Cara, I'm with you. These incentives mean nothing in the long term except more government debt. Any benefit given to me that isn't given to future buyers drives the value of what I buy even lower.
Amen, Cara!
this 22207 'tudor cape' (a few here had commented a while ago) went under contract yesterday(?), after sitting for over 6 months. i watch this listing very closely since day one and view it as a barometer of the market, for the most part because the owner is an agent. the significance of this contract is, it is the first listing that went under contract without a recent price drop after sitting for a long time. obviously its original asking price of $869,900 on 6/16/2008 was ridiculous (even more so for an owner/agent!), but the price had dropped gradually and consistently four times from Sep 08 to Nov 08, and stopped at $750K, while several of its 'competitors' kept dropping prices and some had gotten sold.

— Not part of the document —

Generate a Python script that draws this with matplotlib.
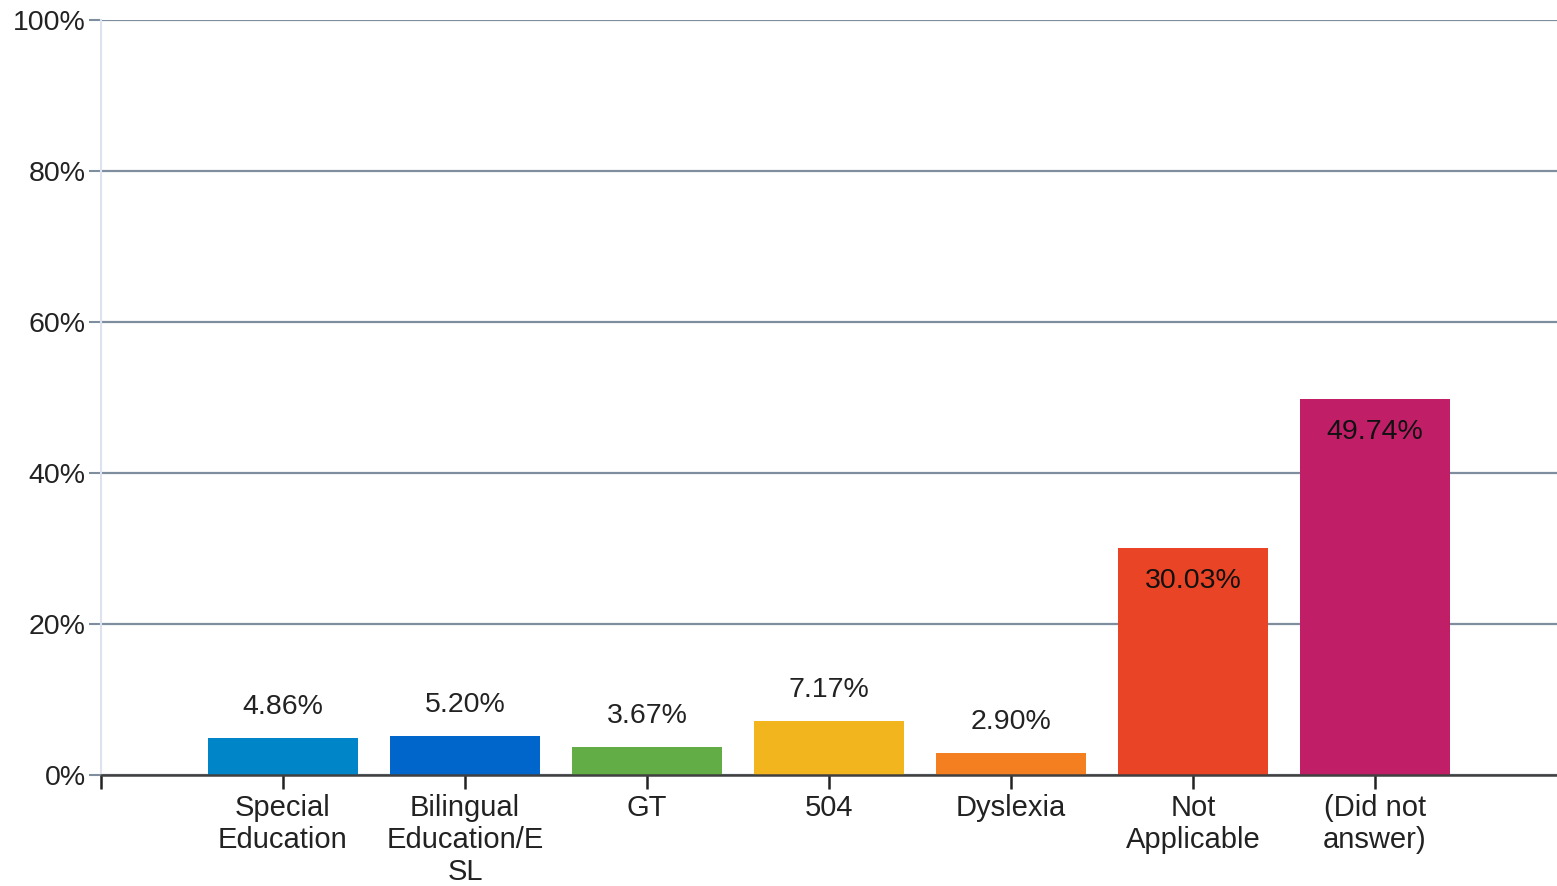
import matplotlib
matplotlib.use("Agg")
import matplotlib.pyplot as plt
import numpy as np

plt.rcParams['font.family'] = ['Liberation Sans', 'DejaVu Sans']

categories = ["Special\nEducation", "Bilingual\nEducation/E\nSL", "GT", "504",
              "Dyslexia", "Not\nApplicable", "(Did not\nanswer)"]
values = [4.86, 5.20, 3.67, 7.17, 2.90, 30.03, 49.74]
colors = ["#0085c8", "#0066cc", "#62ad46", "#f2b51d", "#f47f20", "#e84425", "#c01f68"]

fig = plt.figure(figsize=(15.57, 8.86), dpi=100)
ax = fig.add_axes([101 / 1557, 1 - 775 / 886, 1 - 101 / 1557, (775 - 20) / 886])

x = np.arange(1, len(values) + 1)
bars = ax.bar(x, values, width=0.82, color=colors, zorder=3)

for xi, v in zip(x, values):
    if v > 20:
        ax.text(xi, v - 2.6, "%.2f%%" % v, ha="center", va="top", fontsize=20.5, color="#111111", zorder=4)
    else:
        ax.text(xi, v + 2.4, "%.2f%%" % v, ha="center", va="bottom", fontsize=20.5, color="#222222", zorder=4)

ax.set_xlim(0, 8)
ax.set_ylim(0, 100)
ax.set_yticks(range(0, 101, 20))
ax.set_yticklabels(["%d%%" % t for t in range(0, 101, 20)], fontsize=20.5, color="#222222")
ax.set_xticks(range(0, 8))
ax.set_xticklabels([""] + categories, fontsize=21, color="#222222", linespacing=1.18)

ax.grid(axis="y", color="#7f8e9e", linewidth=1.6, zorder=1)
ax.tick_params(axis="y", length=9, color="#7f8e9e", width=1.5, pad=2)
ax.tick_params(axis="x", length=10, color="#222222", width=1.8, pad=4)

for s in ["top", "right"]:
    ax.spines[s].set_visible(False)
ax.spines["left"].set_color("#dde3ee")
ax.spines["left"].set_linewidth(1.5)
ax.spines["bottom"].set_color("#404040")
ax.spines["bottom"].set_linewidth(1.8)
ax.spines["bottom"].set_zorder(5)

fig.savefig("out.png", dpi=100)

i'm eager to find out what the final sale price will be, e.g. who gets the last laugh in this stare-down. btw the largest listing/sale differential i've followed is $100K (699K/600K), and it happened to be a property on the same street sold in Nov.
contrarian,
Exactly. What they're proposing to do is make now a great time to sell a house, not buy a house. And gee, who has houses to sell? Mmmmm, can we say: banks?
But, given the existing losses and lowered prices, no one would believe that now is a uniquely good time to sell a house, so they can keep disguising this as a buyer benefit.
MM,
Interesting. Keep us posted.
Contrarian, precisely. Same with low interest rates. Great, but if I'm a buyer, so what does this do for me? Well it makes bubbled houses more affordable, and helps some schmuck sell me his overpriced house. Take those incentives away, and I'm stuck in a house that none of my peers can afford to buy from me, which is essentially the natural depreciation these stupid incentives are trying to prevent.
finally a link
CNN Money Senate housing wishlist
They're crazy, here's hoping they fail.
1. Government handout programs, once started, are never eliminated, only expanded. So, your future buyer will also have at least the incentive to buy as you do. 2. Even if 1. is not true, the incentives will prop up prices today at the expense of future appreciation as you say, but future depreciation could be wiped out on nominal terms by inflation, so a buyer who "loses" 10% to depreciation in 5 years in real terms may break even on price in nominal terms. Therefore, the bank gets it's money back.
Also, the proposed 15k credit is only for people with <$75k in income ($150k for couples), which effectively limits it to properties maxing out at $250k for singles and $500k for couples.
Nova:
I've gotten a number of quotes for a new home purchase and they are all about the same rate:
5.5% with 0 points
5.0% with 1 point.
These quotes are from both local and "internet" lenders.
I don't know how sub-5% rates w/ 0 points is possible...
Pacman: I'm seeing the same thing as far as rates go.
Pacman, NoVAwatcher,
About a month back, my mortgage broker quoted 5% for a 30 year-fixed, with no points and no origination fees.
Some other agents were willing to go a little below 5% at that time. But in the last few weeks the rate has gone up.
Today, the broker updated the same to 5.375%.
shamrock,
Good points.
Historically you're right about the subsidy, once enacted never being redacted, all the more reason to be against it now...
The government backed interest rates would be for everyone (with spotless credit).
I'm not sure how quickly the fade out for incomes over 75k and 150k would be, but in any case it's a good point that this will only help sellers in the under half a million range, and will help sellers at the bottom end of that most (since it's not capped at a percentage as of yet).
There was an interesting article in the WaPo on which incentives would get buyer's off the fence:
WaPo What Buyer's Want
While they top wishes in the NE (interest rates) and South (guarunteed financing) and everywhere (zero down) proved to me that these are not the buyers you want entering the market, and that really they want no skin in the game, it was interesting that they were smart enough to recognize that a tax credit wasn't actually a gift to them, and didn't particularly care for it.